Java: return the actual object vs. returning a reference

Question

Pass by value and by reference - I do this all the time in C++. But I'm wondering the behavior of java.

I'm writing a BST and conjured the following method:

private Node<T> get_node(T data)
{
    Node<T> tmp = null;
    if (isEmpty())
    {
        return null;
    }
    tmp = root;
    while (tmp != null)
    {
        //System.out.println("tmp is " + tmp.getData());
        if (compare(tmp.getData(), data) < 0) //data is greater
        {
            System.out.println("get right");
            tmp = tmp.getRight();
        }
        else if (compare(tmp.getData(), data) < 0) //tmp is greater
        {
            System.out.println("get left");
            tmp = tmp.getLeft();
        }
        else if (compare(tmp.getData(), data) == 0) //we found it
        {
            System.out.println("get left");
            return tmp;
        }
    }
    return null;
} 

This is in the BST class itself - I am using this helper function to construct a new BST in "this".

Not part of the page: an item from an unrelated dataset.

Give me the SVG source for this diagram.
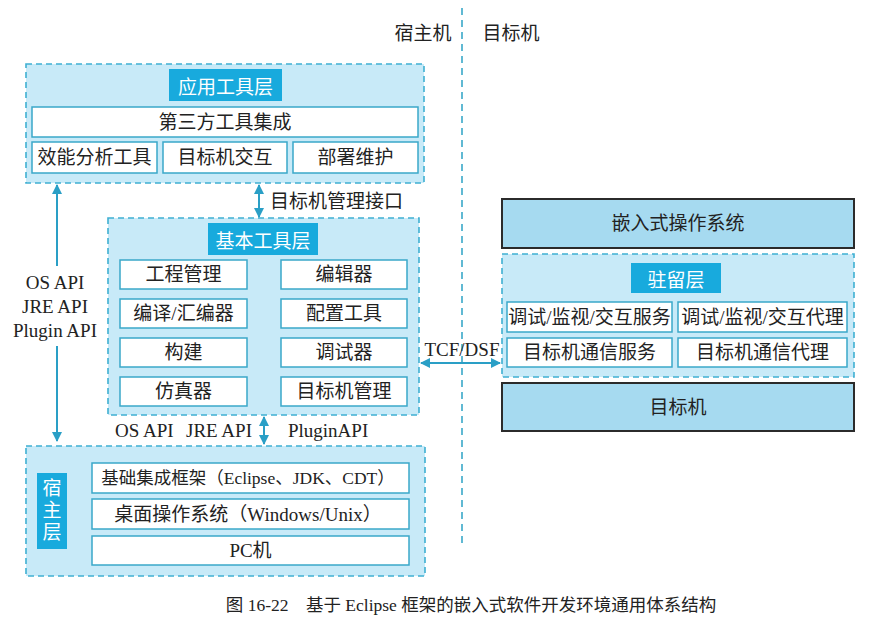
<svg xmlns="http://www.w3.org/2000/svg" width="874" height="633" viewBox="0 0 874 633">
<defs>
<style>
.cont{fill:#c8eaf8;stroke:#3fb0d2;stroke-width:1.6;stroke-dasharray:6 4}
.hdr{fill:#18aadd}
.hdrt{fill:#ffffff;font-family:"Noto Sans CJK SC",sans-serif;font-size:19px;text-anchor:middle;dominant-baseline:central}
.box{fill:#ffffff;stroke:#3aa8c9;stroke-width:1.5}
.sbox{fill:#a6daf0;stroke:#2b2b2b;stroke-width:2}
.t{fill:#222;font-family:"Liberation Serif","Noto Sans CJK SC",serif;font-size:19px;text-anchor:middle;dominant-baseline:central}
.l{fill:#222;font-family:"Liberation Serif","Noto Sans CJK SC",serif;font-size:19px;dominant-baseline:central}
.cap{fill:#222;font-family:"Liberation Serif","Noto Sans CJK SC",serif;font-size:17.5px;text-anchor:middle;dominant-baseline:central}
.arr{stroke:#2a9fc6;stroke-width:2;fill:none}
.vd{stroke:#3aa8c9;stroke-width:1.6;stroke-dasharray:7 5;fill:none}
</style>
<marker id="ah" viewBox="0 0 10 10" refX="9" refY="5" markerWidth="5" markerHeight="5" orient="auto-start-reverse">
<path d="M0,0 L10,5 L0,10 Z" fill="#2a9fc6"/>
</marker>
</defs>
<rect width="874" height="633" fill="#ffffff"/>

<g id="divider">
<line class="vd" x1="462" y1="8" x2="462" y2="543"/>
<text class="l" x="423" y="33" text-anchor="middle">宿主机</text>
<text class="l" x="511" y="33" text-anchor="middle">目标机</text>
</g>

<g id="app-layer">
<rect class="cont" x="26" y="64" width="398" height="119"/>
<rect class="hdr" x="169" y="69" width="113" height="32"/>
<text class="hdrt" x="225.5" y="85">应用工具层</text>
<rect class="box" x="32" y="107" width="386" height="30"/>
<text class="t" x="225" y="122">第三方工具集成</text>
<rect class="box" x="32" y="142" width="125" height="31"/>
<text class="t" x="94.5" y="157.5">效能分析工具</text>
<rect class="box" x="163" y="142" width="124" height="31"/>
<text class="t" x="225" y="157.5">目标机交互</text>
<rect class="box" x="293" y="142" width="125" height="31"/>
<text class="t" x="355.5" y="157.5">部署维护</text>
</g>

<g id="basic-layer">
<rect class="cont" x="108" y="218" width="311" height="197"/>
<rect class="hdr" x="208" y="223" width="110" height="32"/>
<text class="hdrt" x="263" y="239">基本工具层</text>
<rect class="box" x="120" y="260" width="127" height="29"/>
<text class="t" x="183.5" y="274.5">工程管理</text>
<rect class="box" x="281" y="260" width="126" height="29"/>
<text class="t" x="344" y="274.5">编辑器</text>
<rect class="box" x="120" y="299" width="127" height="29"/>
<text class="t" x="183.5" y="313.5">编译/汇编器</text>
<rect class="box" x="281" y="299" width="126" height="29"/>
<text class="t" x="344" y="313.5">配置工具</text>
<rect class="box" x="120" y="338" width="127" height="29"/>
<text class="t" x="183.5" y="352.5">构建</text>
<rect class="box" x="281" y="338" width="126" height="29"/>
<text class="t" x="344" y="352.5">调试器</text>
<rect class="box" x="120" y="377" width="127" height="29"/>
<text class="t" x="183.5" y="391.5">仿真器</text>
<rect class="box" x="281" y="377" width="126" height="29"/>
<text class="t" x="344" y="391.5">目标机管理</text>
</g>

<g id="host-layer">
<rect class="cont" x="26" y="446" width="399" height="130"/>
<rect class="hdr" x="37" y="473" width="30" height="76"/>
<text class="hdrt" x="52" y="511" writing-mode="vertical-rl" style="writing-mode:vertical-rl;text-orientation:upright" letter-spacing="3">宿主层</text>
<rect class="box" x="92" y="463" width="317" height="30"/>
<text class="t" x="248" y="478" style="font-size:17.5px">基础集成框架（Eclipse、JDK、CDT）</text>
<rect class="box" x="92" y="499" width="317" height="30"/>
<text class="t" x="248" y="514">桌面操作系统（Windows/Unix）</text>
<rect class="box" x="92" y="536" width="317" height="29"/>
<text class="t" x="250.5" y="550.5">PC机</text>
</g>

<g id="embedded-os">
<rect class="sbox" x="502" y="199" width="352" height="49"/>
<text class="t" x="678" y="223.5">嵌入式操作系统</text>
</g>

<g id="resident-layer">
<rect class="cont" x="502" y="254" width="352" height="123"/>
<rect class="hdr" x="631" y="263" width="90" height="30"/>
<text class="hdrt" x="676" y="278">驻留层</text>
<rect class="box" x="507" y="302" width="165" height="30"/>
<text class="t" x="589.5" y="317">调试/监视/交互服务</text>
<rect class="box" x="678" y="302" width="169" height="30"/>
<text class="t" x="762.5" y="317">调试/监视/交互代理</text>
<rect class="box" x="507" y="338" width="165" height="29"/>
<text class="t" x="589.5" y="352.5">目标机通信服务</text>
<rect class="box" x="678" y="338" width="169" height="29"/>
<text class="t" x="762.5" y="352.5">目标机通信代理</text>
</g>

<g id="target">
<rect class="sbox" x="502" y="383" width="352" height="48"/>
<text class="t" x="678" y="407">目标机</text>
</g>

<g id="connectors">
<line class="arr" x1="57" y1="185" x2="57" y2="441" marker-start="url(#ah)" marker-end="url(#ah)"/>
<rect x="8" y="266" width="98" height="80" fill="#ffffff"/>
<text class="l" x="55" y="282" text-anchor="middle">OS API</text>
<text class="l" x="55" y="306" text-anchor="middle">JRE API</text>
<text class="l" x="55" y="330" text-anchor="middle">Plugin API</text>
<line class="arr" x1="259" y1="185" x2="259" y2="217" marker-start="url(#ah)" marker-end="url(#ah)"/>
<text class="l" x="270" y="201">目标机管理接口</text>
<line class="arr" x1="264" y1="417" x2="264" y2="444" marker-start="url(#ah)" marker-end="url(#ah)"/>
<text class="l" x="115" y="430">OS API</text>
<text class="l" x="186" y="430">JRE API</text>
<text class="l" x="288" y="430">PluginAPI</text>
<line class="arr" x1="421" y1="363" x2="500" y2="363" marker-start="url(#ah)" marker-end="url(#ah)"/>
<text class="l" x="462" y="349" text-anchor="middle">TCF/DSF</text>
</g>

<text class="cap" x="471" y="605">图 16-22　基于 Eclipse 框架的嵌入式软件开发环境通用体系结构</text>
</svg>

The problem is, I don't think this method is actually returning the ACTUAL Node in this. I think it is returning a copy or something likewise useless to me. I really want this to return the ACTUAL Node in this.

How is this done? Is this done at all?

Answer 1

Java do not do pass by reference it is always pass by value.

For object, Object reference are also pass as a copy, so if you have a copy of the reference you will be able to manipulate value, but do not get confuse this with pass by reference.

public void swap(Point a, Point b)
{
  Point temp = a;
  a = b;
  b = temp;
}
Point x;
Point y;

swap(x, y);

after the execution of the swap x and y still have same reference.

But following code will change the value

public void change(Point a)
    {
      a.x=10; //reference is copied but same, so value will change 
    }
Point x;
change(x);